▸ DATASET EXCERPT:
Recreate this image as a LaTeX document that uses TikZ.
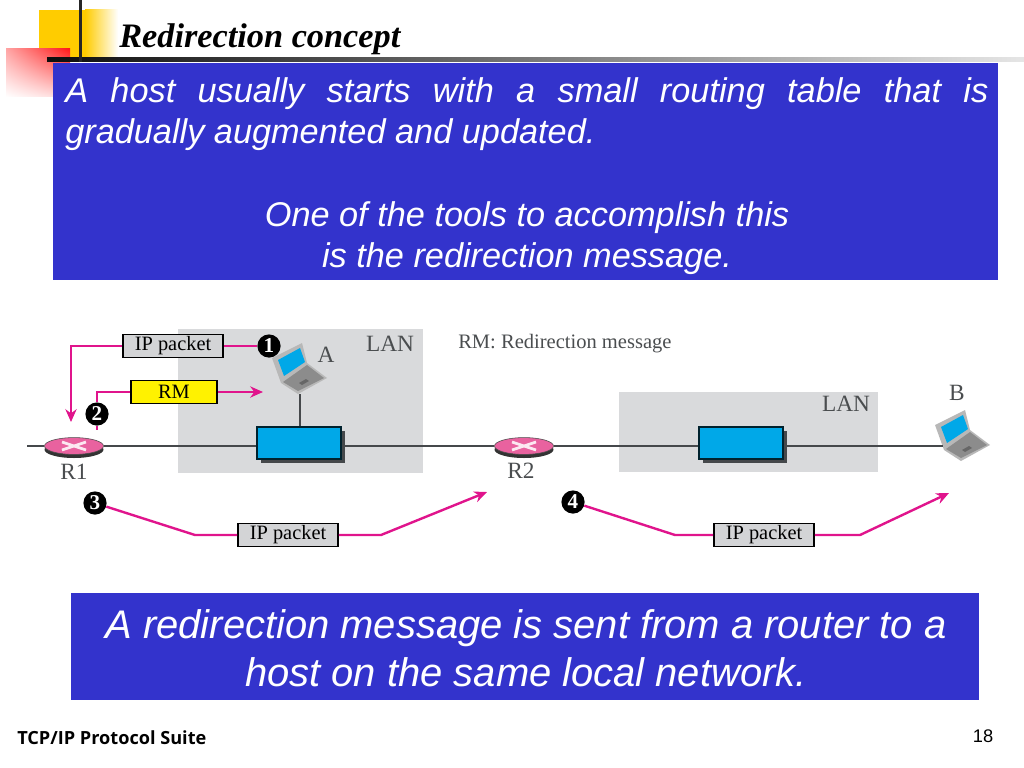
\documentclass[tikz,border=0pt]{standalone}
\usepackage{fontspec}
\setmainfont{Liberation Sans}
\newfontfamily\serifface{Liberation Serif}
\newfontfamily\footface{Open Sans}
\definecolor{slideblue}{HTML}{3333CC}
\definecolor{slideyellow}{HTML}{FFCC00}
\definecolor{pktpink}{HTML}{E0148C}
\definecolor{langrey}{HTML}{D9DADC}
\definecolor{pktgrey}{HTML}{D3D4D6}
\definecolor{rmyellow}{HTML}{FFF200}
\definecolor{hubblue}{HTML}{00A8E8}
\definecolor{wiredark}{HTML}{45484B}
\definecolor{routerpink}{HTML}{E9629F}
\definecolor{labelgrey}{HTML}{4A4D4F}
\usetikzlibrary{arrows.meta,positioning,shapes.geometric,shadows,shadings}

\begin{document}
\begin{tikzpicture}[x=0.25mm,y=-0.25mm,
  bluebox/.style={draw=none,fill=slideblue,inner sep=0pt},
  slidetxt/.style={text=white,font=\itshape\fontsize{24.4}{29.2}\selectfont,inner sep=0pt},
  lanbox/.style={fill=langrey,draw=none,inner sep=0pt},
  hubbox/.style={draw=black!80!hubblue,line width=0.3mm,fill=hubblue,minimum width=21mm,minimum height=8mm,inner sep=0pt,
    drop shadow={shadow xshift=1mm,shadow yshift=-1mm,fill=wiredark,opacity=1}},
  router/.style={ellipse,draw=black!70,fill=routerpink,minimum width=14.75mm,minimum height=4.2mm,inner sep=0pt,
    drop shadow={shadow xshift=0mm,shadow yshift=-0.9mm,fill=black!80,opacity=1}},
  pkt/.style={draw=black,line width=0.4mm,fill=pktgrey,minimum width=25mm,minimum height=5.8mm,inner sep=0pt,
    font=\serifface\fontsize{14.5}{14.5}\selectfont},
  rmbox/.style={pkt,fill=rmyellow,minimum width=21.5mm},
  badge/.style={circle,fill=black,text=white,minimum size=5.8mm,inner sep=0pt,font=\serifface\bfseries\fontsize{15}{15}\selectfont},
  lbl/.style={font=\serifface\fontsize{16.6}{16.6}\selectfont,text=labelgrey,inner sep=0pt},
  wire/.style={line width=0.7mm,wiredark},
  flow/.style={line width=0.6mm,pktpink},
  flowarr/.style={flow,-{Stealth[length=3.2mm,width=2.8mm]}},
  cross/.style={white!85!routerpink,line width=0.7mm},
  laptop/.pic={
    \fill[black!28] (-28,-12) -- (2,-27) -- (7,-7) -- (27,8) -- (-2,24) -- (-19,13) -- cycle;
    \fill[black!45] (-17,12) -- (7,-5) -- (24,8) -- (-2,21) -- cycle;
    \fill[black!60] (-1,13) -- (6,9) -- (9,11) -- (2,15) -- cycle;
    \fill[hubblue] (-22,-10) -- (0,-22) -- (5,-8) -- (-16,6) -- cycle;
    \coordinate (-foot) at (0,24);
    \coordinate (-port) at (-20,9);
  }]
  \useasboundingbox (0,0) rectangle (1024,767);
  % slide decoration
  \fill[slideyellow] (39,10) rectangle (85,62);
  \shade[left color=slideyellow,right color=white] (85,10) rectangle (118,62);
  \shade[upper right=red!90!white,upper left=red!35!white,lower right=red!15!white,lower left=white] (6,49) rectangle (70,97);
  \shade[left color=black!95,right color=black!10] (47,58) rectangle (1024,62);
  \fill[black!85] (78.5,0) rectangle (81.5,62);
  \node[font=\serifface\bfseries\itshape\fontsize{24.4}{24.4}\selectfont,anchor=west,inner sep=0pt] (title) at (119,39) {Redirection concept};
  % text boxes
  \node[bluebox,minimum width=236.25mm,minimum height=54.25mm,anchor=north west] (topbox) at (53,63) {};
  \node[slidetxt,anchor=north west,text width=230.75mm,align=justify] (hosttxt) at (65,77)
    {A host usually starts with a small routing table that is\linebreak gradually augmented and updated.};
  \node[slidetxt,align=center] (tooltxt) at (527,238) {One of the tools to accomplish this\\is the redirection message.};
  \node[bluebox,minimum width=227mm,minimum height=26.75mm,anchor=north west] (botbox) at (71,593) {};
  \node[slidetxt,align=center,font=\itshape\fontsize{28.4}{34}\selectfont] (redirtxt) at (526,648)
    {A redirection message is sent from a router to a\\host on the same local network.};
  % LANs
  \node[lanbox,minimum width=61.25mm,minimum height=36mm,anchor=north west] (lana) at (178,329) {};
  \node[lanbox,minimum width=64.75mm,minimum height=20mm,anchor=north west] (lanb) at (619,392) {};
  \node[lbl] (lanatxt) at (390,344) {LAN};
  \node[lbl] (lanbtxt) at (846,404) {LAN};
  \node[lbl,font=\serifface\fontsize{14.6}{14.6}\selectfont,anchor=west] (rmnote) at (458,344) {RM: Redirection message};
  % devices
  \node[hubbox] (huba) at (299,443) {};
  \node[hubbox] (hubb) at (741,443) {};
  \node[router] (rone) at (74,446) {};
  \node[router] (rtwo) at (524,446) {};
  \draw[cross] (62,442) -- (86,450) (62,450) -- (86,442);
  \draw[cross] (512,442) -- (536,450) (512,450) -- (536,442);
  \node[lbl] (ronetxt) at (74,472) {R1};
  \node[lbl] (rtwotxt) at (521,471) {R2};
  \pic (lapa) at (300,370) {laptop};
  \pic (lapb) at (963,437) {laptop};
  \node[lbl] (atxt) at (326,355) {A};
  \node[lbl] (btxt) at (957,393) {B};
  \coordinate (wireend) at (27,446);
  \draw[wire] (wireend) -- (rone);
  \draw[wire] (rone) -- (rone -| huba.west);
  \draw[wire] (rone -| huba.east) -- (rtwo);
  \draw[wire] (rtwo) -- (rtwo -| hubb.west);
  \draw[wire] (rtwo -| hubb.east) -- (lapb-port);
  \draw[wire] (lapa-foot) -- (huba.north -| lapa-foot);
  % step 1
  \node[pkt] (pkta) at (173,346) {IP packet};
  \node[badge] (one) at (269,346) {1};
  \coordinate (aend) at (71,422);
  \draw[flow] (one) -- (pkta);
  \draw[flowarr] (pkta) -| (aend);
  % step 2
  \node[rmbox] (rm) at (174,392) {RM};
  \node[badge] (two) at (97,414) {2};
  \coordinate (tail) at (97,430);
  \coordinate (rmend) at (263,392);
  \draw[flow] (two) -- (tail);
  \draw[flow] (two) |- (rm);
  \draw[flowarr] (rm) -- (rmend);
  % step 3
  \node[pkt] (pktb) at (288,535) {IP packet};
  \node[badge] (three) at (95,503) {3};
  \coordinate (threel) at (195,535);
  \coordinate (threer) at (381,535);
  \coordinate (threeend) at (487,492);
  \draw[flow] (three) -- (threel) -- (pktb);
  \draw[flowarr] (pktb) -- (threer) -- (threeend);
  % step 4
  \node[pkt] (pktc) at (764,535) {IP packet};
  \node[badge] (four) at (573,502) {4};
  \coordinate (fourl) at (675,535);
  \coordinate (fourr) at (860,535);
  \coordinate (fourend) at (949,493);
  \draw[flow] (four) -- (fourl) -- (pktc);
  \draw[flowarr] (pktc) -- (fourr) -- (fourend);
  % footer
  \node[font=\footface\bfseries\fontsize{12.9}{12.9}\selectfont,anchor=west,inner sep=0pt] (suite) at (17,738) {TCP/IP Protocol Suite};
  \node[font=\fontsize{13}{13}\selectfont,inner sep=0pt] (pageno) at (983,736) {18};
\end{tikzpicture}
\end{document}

▸ WHAT THE EXERCISE ASKS: Copy every line of the data exactly as written, excluding the pictures.

▸ EXPECTED ANSWER:
Recreate this image as a LaTeX document that uses TikZ.
\documentclass[tikz,border=0pt]{standalone}
\usepackage{fontspec}
\setmainfont{Liberation Sans}
\newfontfamily\serifface{Liberation Serif}
\newfontfamily\footface{Open Sans}
\definecolor{slideblue}{HTML}{3333CC}
\definecolor{slideyellow}{HTML}{FFCC00}
\definecolor{pktpink}{HTML}{E0148C}
\definecolor{langrey}{HTML}{D9DADC}
\definecolor{pktgrey}{HTML}{D3D4D6}
\definecolor{rmyellow}{HTML}{FFF200}
\definecolor{hubblue}{HTML}{00A8E8}
\definecolor{wiredark}{HTML}{45484B}
\definecolor{routerpink}{HTML}{E9629F}
\definecolor{labelgrey}{HTML}{4A4D4F}
\usetikzlibrary{arrows.meta,positioning,shapes.geometric,shadows,shadings}

\begin{document}
\begin{tikzpicture}[x=0.25mm,y=-0.25mm,
  bluebox/.style={draw=none,fill=slideblue,inner sep=0pt},
  slidetxt/.style={text=white,font=\itshape\fontsize{24.4}{29.2}\selectfont,inner sep=0pt},
  lanbox/.style={fill=langrey,draw=none,inner sep=0pt},
  hubbox/.style={draw=black!80!hubblue,line width=0.3mm,fill=hubblue,minimum width=21mm,minimum height=8mm,inner sep=0pt,
    drop shadow={shadow xshift=1mm,shadow yshift=-1mm,fill=wiredark,opacity=1}},
  router/.style={ellipse,draw=black!70,fill=routerpink,minimum width=14.75mm,minimum height=4.2mm,inner sep=0pt,
    drop shadow={shadow xshift=0mm,shadow yshift=-0.9mm,fill=black!80,opacity=1}},
  pkt/.style={draw=black,line width=0.4mm,fill=pktgrey,minimum width=25mm,minimum height=5.8mm,inner sep=0pt,
    font=\serifface\fontsize{14.5}{14.5}\selectfont},
  rmbox/.style={pkt,fill=rmyellow,minimum width=21.5mm},
  badge/.style={circle,fill=black,text=white,minimum size=5.8mm,inner sep=0pt,font=\serifface\bfseries\fontsize{15}{15}\selectfont},
  lbl/.style={font=\serifface\fontsize{16.6}{16.6}\selectfont,text=labelgrey,inner sep=0pt},
  wire/.style={line width=0.7mm,wiredark},
  flow/.style={line width=0.6mm,pktpink},
  flowarr/.style={flow,-{Stealth[length=3.2mm,width=2.8mm]}},
  cross/.style={white!85!routerpink,line width=0.7mm},
  laptop/.pic={
    \fill[black!28] (-28,-12) -- (2,-27) -- (7,-7) -- (27,8) -- (-2,24) -- (-19,13) -- cycle;
    \fill[black!45] (-17,12) -- (7,-5) -- (24,8) -- (-2,21) -- cycle;
    \fill[black!60] (-1,13) -- (6,9) -- (9,11) -- (2,15) -- cycle;
    \fill[hubblue] (-22,-10) -- (0,-22) -- (5,-8) -- (-16,6) -- cycle;
    \coordinate (-foot) at (0,24);
    \coordinate (-port) at (-20,9);
  }]
  \useasboundingbox (0,0) rectangle (1024,767);
  % slide decoration
  \fill[slideyellow] (39,10) rectangle (85,62);
  \shade[left color=slideyellow,right color=white] (85,10) rectangle (118,62);
  \shade[upper right=red!90!white,upper left=red!35!white,lower right=red!15!white,lower left=white] (6,49) rectangle (70,97);
  \shade[left color=black!95,right color=black!10] (47,58) rectangle (1024,62);
  \fill[black!85] (78.5,0) rectangle (81.5,62);
  \node[font=\serifface\bfseries\itshape\fontsize{24.4}{24.4}\selectfont,anchor=west,inner sep=0pt] (title) at (119,39) {Redirection concept};
  % text boxes
  \node[bluebox,minimum width=236.25mm,minimum height=54.25mm,anchor=north west] (topbox) at (53,63) {};
  \node[slidetxt,anchor=north west,text width=230.75mm,align=justify] (hosttxt) at (65,77)
    {A host usually starts with a small routing table that is\linebreak gradually augmented and updated.};
  \node[slidetxt,align=center] (tooltxt) at (527,238) {One of the tools to accomplish this\\is the redirection message.};
  \node[bluebox,minimum width=227mm,minimum height=26.75mm,anchor=north west] (botbox) at (71,593) {};
  \node[slidetxt,align=center,font=\itshape\fontsize{28.4}{34}\selectfont] (redirtxt) at (526,648)
    {A redirection message is sent from a router to a\\host on the same local network.};
  % LANs
  \node[lanbox,minimum width=61.25mm,minimum height=36mm,anchor=north west] (lana) at (178,329) {};
  \node[lanbox,minimum width=64.75mm,minimum height=20mm,anchor=north west] (lanb) at (619,392) {};
  \node[lbl] (lanatxt) at (390,344) {LAN};
  \node[lbl] (lanbtxt) at (846,404) {LAN};
  \node[lbl,font=\serifface\fontsize{14.6}{14.6}\selectfont,anchor=west] (rmnote) at (458,344) {RM: Redirection message};
  % devices
  \node[hubbox] (huba) at (299,443) {};
  \node[hubbox] (hubb) at (741,443) {};
  \node[router] (rone) at (74,446) {};
  \node[router] (rtwo) at (524,446) {};
  \draw[cross] (62,442) -- (86,450) (62,450) -- (86,442);
  \draw[cross] (512,442) -- (536,450) (512,450) -- (536,442);
  \node[lbl] (ronetxt) at (74,472) {R1};
  \node[lbl] (rtwotxt) at (521,471) {R2};
  \pic (lapa) at (300,370) {laptop};
  \pic (lapb) at (963,437) {laptop};
  \node[lbl] (atxt) at (326,355) {A};
  \node[lbl] (btxt) at (957,393) {B};
  \coordinate (wireend) at (27,446);
  \draw[wire] (wireend) -- (rone);
  \draw[wire] (rone) -- (rone -| huba.west);
  \draw[wire] (rone -| huba.east) -- (rtwo);
  \draw[wire] (rtwo) -- (rtwo -| hubb.west);
  \draw[wire] (rtwo -| hubb.east) -- (lapb-port);
  \draw[wire] (lapa-foot) -- (huba.north -| lapa-foot);
  % step 1
  \node[pkt] (pkta) at (173,346) {IP packet};
  \node[badge] (one) at (269,346) {1};
  \coordinate (aend) at (71,422);
  \draw[flow] (one) -- (pkta);
  \draw[flowarr] (pkta) -| (aend);
  % step 2
  \node[rmbox] (rm) at (174,392) {RM};
  \node[badge] (two) at (97,414) {2};
  \coordinate (tail) at (97,430);
  \coordinate (rmend) at (263,392);
  \draw[flow] (two) -- (tail);
  \draw[flow] (two) |- (rm);
  \draw[flowarr] (rm) -- (rmend);
  % step 3
  \node[pkt] (pktb) at (288,535) {IP packet};
  \node[badge] (three) at (95,503) {3};
  \coordinate (threel) at (195,535);
  \coordinate (threer) at (381,535);
  \coordinate (threeend) at (487,492);
  \draw[flow] (three) -- (threel) -- (pktb);
  \draw[flowarr] (pktb) -- (threer) -- (threeend);
  % step 4
  \node[pkt] (pktc) at (764,535) {IP packet};
  \node[badge] (four) at (573,502) {4};
  \coordinate (fourl) at (675,535);
  \coordinate (fourr) at (860,535);
  \coordinate (fourend) at (949,493);
  \draw[flow] (four) -- (fourl) -- (pktc);
  \draw[flowarr] (pktc) -- (fourr) -- (fourend);
  % footer
  \node[font=\footface\bfseries\fontsize{12.9}{12.9}\selectfont,anchor=west,inner sep=0pt] (suite) at (17,738) {TCP/IP Protocol Suite};
  \node[font=\fontsize{13}{13}\selectfont,inner sep=0pt] (pageno) at (983,736) {18};
\end{tikzpicture}
\end{document}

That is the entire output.